I think first one on franchises. Yeah, I think the first one. I mean, we are looking at our portfolio in general. Of course, we are looking at where should the game be operated? Should it be operated or should we do something around the portfolio? And we've been clear we will look at our portfolio and we are working actively on that. And that could entail we can sell something. But when we get to that, we will talk about it then. But of course, it is we were clear we are looking at a portfolio as a whole. How does it fit into Steelfront now and in the future? And that can lead to different actions. Let's see you.
Yeah, in terms of the second part, second question, it's really our our official kind of, you know, governance policy in terms of succession. This successor, an internal successor, which is myself, becomes interim CEO. The board, due to governance reasons, you know, starts a external search as well to compare, you know, what other alternatives out there. But just to be very clear, I'm committed long term to still front. You know, I am a shareholder of still front and my intention, if the board will decide so, will be to continue long term in this role. In terms of the third part, which is Albion Online, again, as I say, it's a it's a natural process when you launch when you launch a new server. Obviously, the team continues to to work on the game. Well, there will be, you know, if you point the game for a while, there are regular updates to that game. So we have an update that will be coming up soon and we'll continue working on that. The way I look at Albion Online is like it's like a small kind of runescape, a small Jagex. So I think this is a game that has really good potential in the long term. And there's an incredible talent behind it. Very, very, very confident about that franchise in the long term.
Thanks a lot.
Thank you.
There are no more questions at this time, so I hand the conference back to the speakers for any closing comments.
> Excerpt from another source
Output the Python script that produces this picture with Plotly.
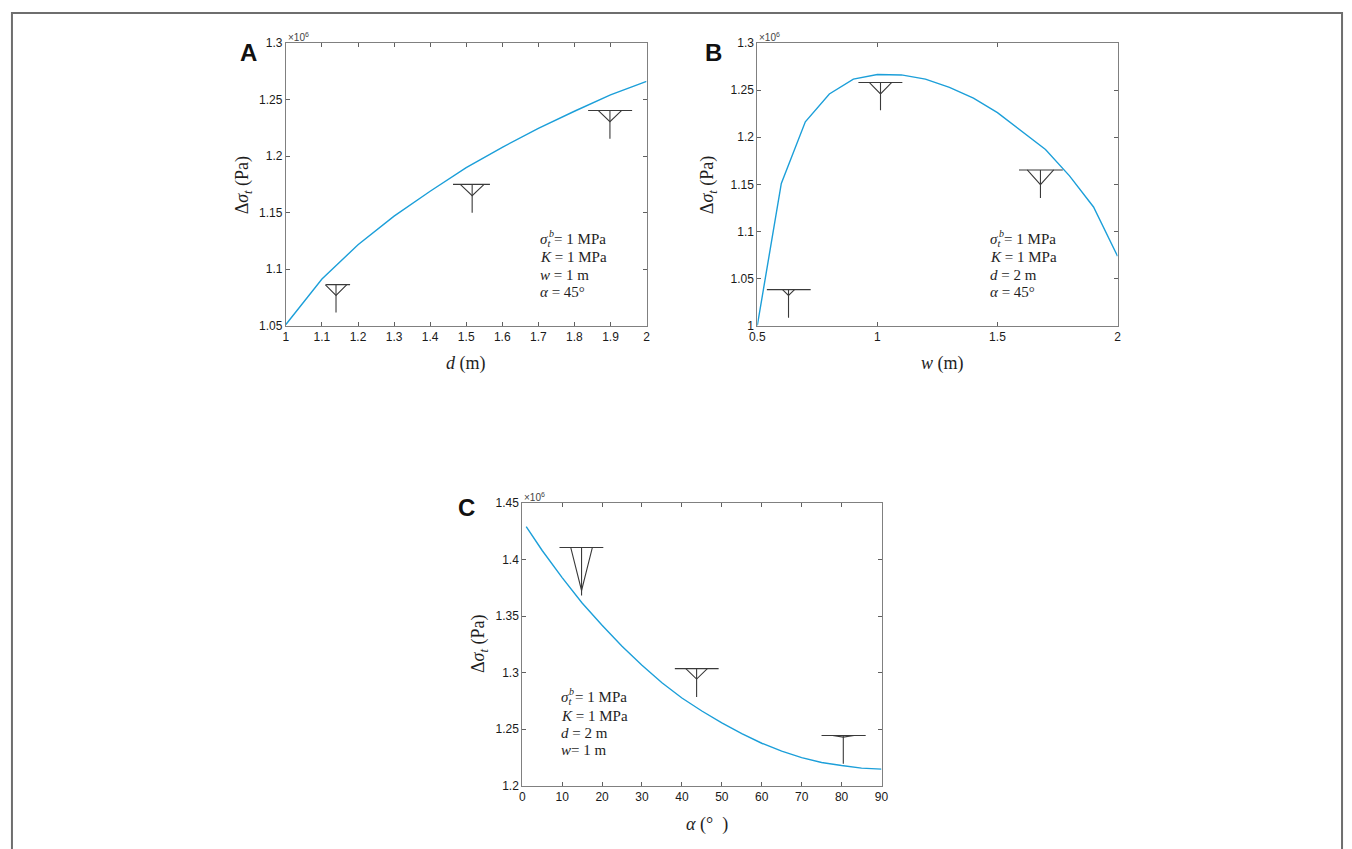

Perfect. Thank you very much for your questions. We really appreciate you taking the time to listen to our quarterly report. I just want to really reiterate that all of us here at Stillfront, Andreas, myself, all of the teams in the studios and the gate teams are really, really hard at work on on delivering on our strategy and very, very committed to giving the results that we all want to see. I really hope that we'll see many of you at our capital markets day in February six here in Stockholm or online. And again, thank you very much for your time.